TASK DIRECTIONS: Exactly the lines from the start of the data below through the line that contains "6.6, 3.95, 1.95]" are to be copied, with pictures left out.

STORED DATA:
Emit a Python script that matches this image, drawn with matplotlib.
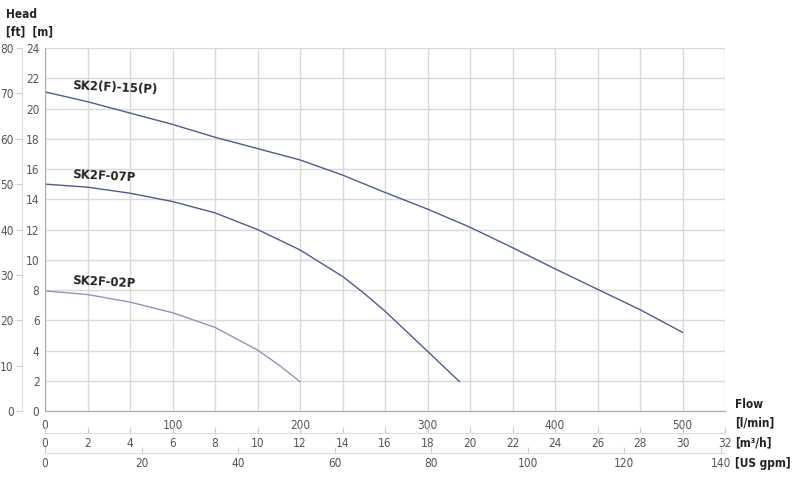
import matplotlib
matplotlib.use("Agg")
import matplotlib.pyplot as plt

plt.rcParams['font.family'] = ['DejaVu Sans']
plt.rcParams['font.stretch'] = 'condensed'

# pump curves, flow in m3/h, head in m
q_15 = [0, 2, 4, 6, 8, 10, 12, 14, 16, 18, 20, 22, 24, 26, 28, 30]
h_15 = [21.1, 20.45, 19.7, 18.95, 18.1, 17.35, 16.6, 15.6, 14.45, 13.35, 12.15, 10.8, 9.4, 8.05, 6.7, 5.2]

q_07 = [0, 2, 4, 6, 8, 10, 12, 14, 15, 16, 18, 19.5]
h_07 = [15.0, 14.8, 14.4, 13.85, 13.1, 12.0, 10.65, 8.9, 7.8, 6.6, 3.95, 1.95]

q_02 = [0, 2, 4, 6, 8, 10, 11, 12]
h_02 = [7.94, 7.7, 7.2, 6.5, 5.53, 4.03, 3.05, 1.94]

labels = ["SK2(F)-15(P)", "SK2F-07P", "SK2F-02P"]
label_pos = [(1.25, 21.4), (1.25, 15.5), (1.25, 8.5)]

lmin_ticks = [0, 100, 200, 300, 400, 500]
m3h_ticks = list(range(0, 33, 2))
gpm_ticks = [0, 20, 40, 60, 80, 100, 120, 140]
m_ticks = list(range(0, 25, 2))
ft_ticks = list(range(0, 81, 10))

tick_col = "#555555"
grid_col = "#d9d9d9"

fig = plt.figure(figsize=(8, 4.8), dpi=100)
ax = fig.add_axes([45 / 800, 69 / 480, 680 / 800, 363 / 480])

ax.plot(q_15, h_15, color="#4d5d8c", lw=1.0)
ax.plot(q_07, h_07, color="#4d5d8c", lw=1.0)
ax.plot(q_02, h_02, color="#8a97b8", lw=1.0)

for lab, (x, y) in zip(labels, label_pos):
    ax.text(x, y, lab, fontsize=8.5, fontweight="bold", color="#222222",
            fontstretch="normal", rotation=-3, va="center", ha="left")

ax.set_xlim(0, 32)
ax.set_ylim(0, 24)
ax.set_xticks(m3h_ticks)
ax.set_yticks(m_ticks)
ax.grid(True, color=grid_col, lw=1.0)
ax.tick_params(axis="x", length=0, labelbottom=False)
ax.tick_params(axis="y", length=0, labelsize=8.5, labelcolor=tick_col, pad=4)
for s in ["top", "right"]:
    ax.spines[s].set_visible(False)
for s in ["left", "bottom"]:
    ax.spines[s].set_color("#aaaaaa")

# l/min axis
lm = ax.secondary_xaxis("bottom", functions=(lambda q: q * 1000 / 60, lambda l: l * 60 / 1000))
lm.set_xticks(lmin_ticks)
lm.tick_params(length=0, labelsize=8.5, labelcolor=tick_col, pad=6)
lm.spines["bottom"].set_visible(False)

# m3/h axis
mh = ax.secondary_xaxis(-22 / 363)
mh.set_xticks(m3h_ticks)
mh.tick_params(direction="in", length=4, color="#cccccc", labelsize=8.5, labelcolor=tick_col, pad=3)
mh.spines["bottom"].set_color("#dddddd")

# US gpm axis
gp = ax.secondary_xaxis(-42 / 363, functions=(lambda q: q * 4.4029, lambda g: g / 4.4029))
gp.set_xticks(gpm_ticks)
gp.tick_params(direction="in", length=4, color="#cccccc", labelsize=8.5, labelcolor=tick_col, pad=3)
gp.spines["bottom"].set_color("#dddddd")

# ft axis (chart scales 80 ft to the 24 m line)
ft = ax.secondary_yaxis(-23 / 680, functions=(lambda m: m * 10 / 3, lambda f: f * 3 / 10))
ft.set_yticks(ft_ticks)
ft.tick_params(length=4, color="#cccccc", labelsize=8.5, labelcolor=tick_col, pad=2)
ft.spines["left"].set_color("#dddddd")

bold = dict(fontsize=8.5, fontweight="bold", color="#222222")
fig.text(6 / 800, 1 - 15 / 480, "Head", va="center", ha="left", **bold)
fig.text(6 / 800, 1 - 32 / 480, "[ft]  [m]", va="center", ha="left", **bold)
fig.text(735 / 800, 1 - 405 / 480, "Flow", va="center", ha="left", **bold)
fig.text(735 / 800, 1 - 423 / 480, "[l/min]", va="center", ha="left", **bold)
fig.text(735 / 800, 1 - 443 / 480, "[m³/h]", va="center", ha="left", **bold)
fig.text(735 / 800, 1 - 463 / 480, "[US gpm]", va="center", ha="left", **bold)

fig.savefig("out.png", dpi=100)
plt.close(fig)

COMPLETE RESPONSE:
Emit a Python script that matches this image, drawn with matplotlib.
import matplotlib
matplotlib.use("Agg")
import matplotlib.pyplot as plt

plt.rcParams['font.family'] = ['DejaVu Sans']
plt.rcParams['font.stretch'] = 'condensed'

# pump curves, flow in m3/h, head in m
q_15 = [0, 2, 4, 6, 8, 10, 12, 14, 16, 18, 20, 22, 24, 26, 28, 30]
h_15 = [21.1, 20.45, 19.7, 18.95, 18.1, 17.35, 16.6, 15.6, 14.45, 13.35, 12.15, 10.8, 9.4, 8.05, 6.7, 5.2]

q_07 = [0, 2, 4, 6, 8, 10, 12, 14, 15, 16, 18, 19.5]
h_07 = [15.0, 14.8, 14.4, 13.85, 13.1, 12.0, 10.65, 8.9, 7.8, 6.6, 3.95, 1.95]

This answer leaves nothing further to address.